In general, the ISA experience has been incredible. There are a huge number of things to see and people to meet if you really put your mind to it, and I know that I have already lost some opportunities. But there are still two days left, and I plan on making the most of them.
As to the specifics, I saw an amazing roundtable discussion on Realist Institutionalism, a somewhat controversial theoretical approach (for modern realists) that pulls a lot from classical realism as well as constructivism. This is very exciting for me personally, as a lot of the issues the panelists discussed were from up in my 550 paper. Those of you who were in 550 with me might remember (if I did a good job in my presentations anyway) some of the concepts I brought up about contests over prestige, and using the Antarctica Treaty to defend their own power and interests. Anyway, those sorts of things and more were talked about, and it made me really want to go back and tune up my paper, there was so much deeper I could go both in the case as well as the theoretical framework. I might even submit it for next years ISA to discuss in a panel myself.

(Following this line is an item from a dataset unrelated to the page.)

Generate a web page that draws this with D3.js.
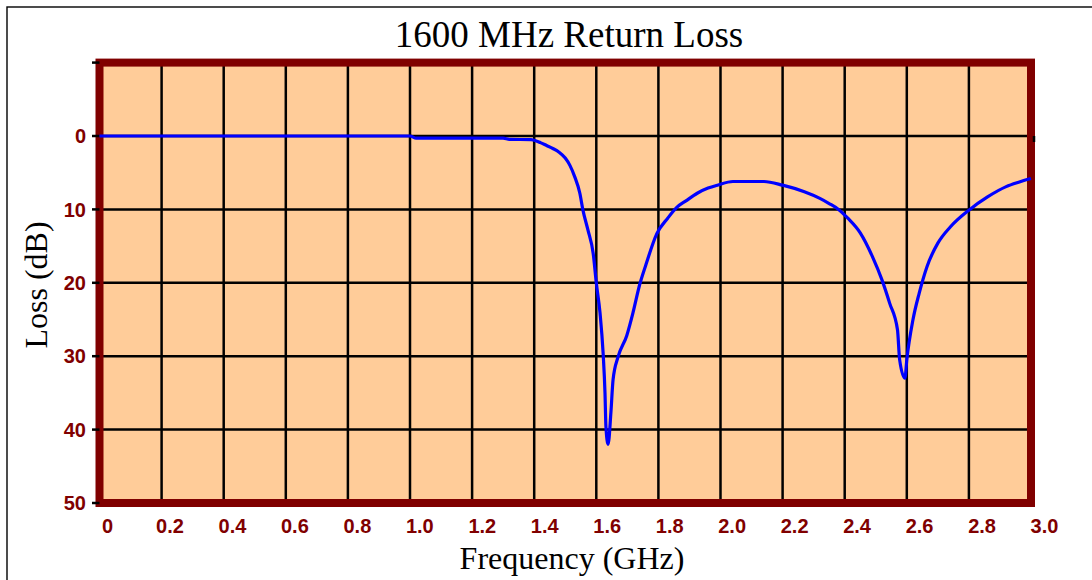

However, that panel was offset by one of some extremely mediocre paper presentations. If you are coming all the way to San Francisco from as far afield as Argentina, Finland, or China, you should bring your A game to present your paper. After all, you have no idea who will be in the audience and you only get one chance. Coming with a lower quality presentation than one I would expect from the average 550 student is really not serving you, the audience, or ISA itself.

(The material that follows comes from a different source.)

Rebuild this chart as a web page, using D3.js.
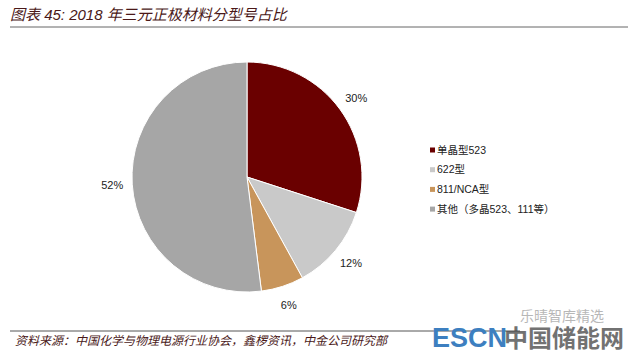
<!DOCTYPE html>
<html lang="zh">
<head>
    <meta charset="UTF-8">
    <title>2018年三元正极材料分型号占比</title>
    <script src="https://cdn.jsdelivr.net/npm/d3@7"></script>
    <style>
        body { margin: 0; background: #fff; }
        text { font-family: "Liberation Sans", Arial, "Noto Sans CJK SC", sans-serif; }
    </style>
</head>
<body>
<script>
    // 数据
    var categories = ["单晶型523", "622型", "811/NCA型", "其他（多晶523、111等）"];
    var shares = [30, 12, 6, 52];
    var colors = ["#6a0000", "#c9c9c9", "#c8955b", "#a6a6a6"];

    var width = 640, height = 354;
    var svg = d3.select("body").append("svg")
        .attr("width", width)
        .attr("height", height);

    // 标题
    svg.append("text")
        .attr("x", 10).attr("y", 20)
        .attr("font-size", "15px")
        .attr("font-style", "italic")
        .attr("fill", "#4a1818")
        .text("图表 45: 2018 年三元正极材料分型号占比");
    svg.append("line")
        .attr("x1", 10).attr("x2", 628)
        .attr("y1", 27).attr("y2", 27)
        .attr("stroke", "#666").attr("stroke-width", 1);

    // 饼图
    var cx = 247, cy = 177, r = 115;
    var pie = d3.pie().sort(null).value(function (d) { return d; });
    var arc = d3.arc().innerRadius(0).outerRadius(r);
    var labelArc = d3.arc().innerRadius(135).outerRadius(135);
    var arcs = pie(shares);

    var g = svg.append("g").attr("transform", "translate(" + cx + "," + cy + ")");
    g.selectAll("path")
        .data(arcs)
        .enter()
        .append("path")
        .attr("d", arc)
        .attr("fill", function (d, i) { return colors[i]; })
        .attr("stroke", "#fff")
        .attr("stroke-width", 1);

    g.selectAll(".lbl")
        .data(arcs)
        .enter()
        .append("text")
        .attr("class", "lbl")
        .attr("transform", function (d) { return "translate(" + labelArc.centroid(d) + ")"; })
        .attr("text-anchor", "middle")
        .attr("dy", "0.35em")
        .attr("font-size", "11px")
        .attr("fill", "#222")
        .text(function (d) { return d.data + "%"; });

    // 图例
    var legend = svg.append("g").attr("transform", "translate(430,150)");
    var rows = legend.selectAll("g")
        .data(categories)
        .enter()
        .append("g")
        .attr("transform", function (d, i) { return "translate(0," + (i * 19.7) + ")"; });
    rows.append("rect")
        .attr("x", 0).attr("y", -2.5)
        .attr("width", 5).attr("height", 5)
        .attr("fill", function (d, i) { return colors[i]; });
    rows.append("text")
        .attr("x", 7).attr("dy", "0.36em")
        .attr("font-size", "10.5px")
        .attr("fill", "#222")
        .text(function (d) { return d; });

    // 资料来源
    svg.append("line")
        .attr("x1", 10).attr("x2", 520)
        .attr("y1", 331).attr("y2", 331)
        .attr("stroke", "#555").attr("stroke-width", 1);
    svg.append("text")
        .attr("x", 15).attr("y", 345)
        .attr("font-size", "12px")
        .attr("font-style", "italic")
        .attr("fill", "#4a1818")
        .text("资料来源：中国化学与物理电源行业协会，鑫椤资讯，中金公司研究部");

    // 水印
    svg.append("text")
        .attr("x", 432).attr("y", 347)
        .attr("font-size", "27px")
        .attr("font-weight", "bold")
        .attr("fill", "#3d7fc0")
        .text("ESCN");
    svg.append("text")
        .attr("x", 504).attr("y", 347)
        .attr("font-size", "24px")
        .attr("font-weight", "bold")
        .attr("fill", "#444")
        .attr("opacity", 0.75)
        .text("中国储能网");
    svg.append("text")
        .attr("x", 520).attr("y", 321)
        .attr("font-size", "14px")
        .attr("fill", "#888")
        .attr("opacity", 0.6)
        .text("乐晴智库精选");
</script>
</body>
</html>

It seems paper presentations are on a range though. I watched, from a packed room, paper presentations on Outer Space policy, and they were polished, clean, and informative. Definitely learned a lot, especially regarding what people are researching at the moment, what angles they were looking at. Most of the panelists were examining the civilian and military aspects of space policy (why space has been so slow to be weaponized, examining the experience of the European Space Agency, etc.) but none of the presenters really discussed the commercial aspects of space, though all mentioned that it will be very important in the coming years. I definitely wrote down some ideas for future papers that, thus far, people seemed to be ignoring.

The last thing I saw on Thursday was an exceptional roundtable discussion on Nuclear Deterrence. Waltz was supposed to be there, but he appears to be MIA for this conference. I was really hoping to meet him, one of the first things that got me into IR as a field was reading Waltz's books. As reading those books launched me on a path that put me where I am today, I wanted to shake his hand tell him that personally. Even without Waltz though, the roundtable was excellent, with all the panelists bringing unique insights and direction to the discussion. I brought home a list of topics and ideas to explore in my own research, and hope to one day be one of the people they mention as "besides Scholar X, Y, and Michael Lopate, people haven't been doing much research about this topic."

Yep, that's how vain I am.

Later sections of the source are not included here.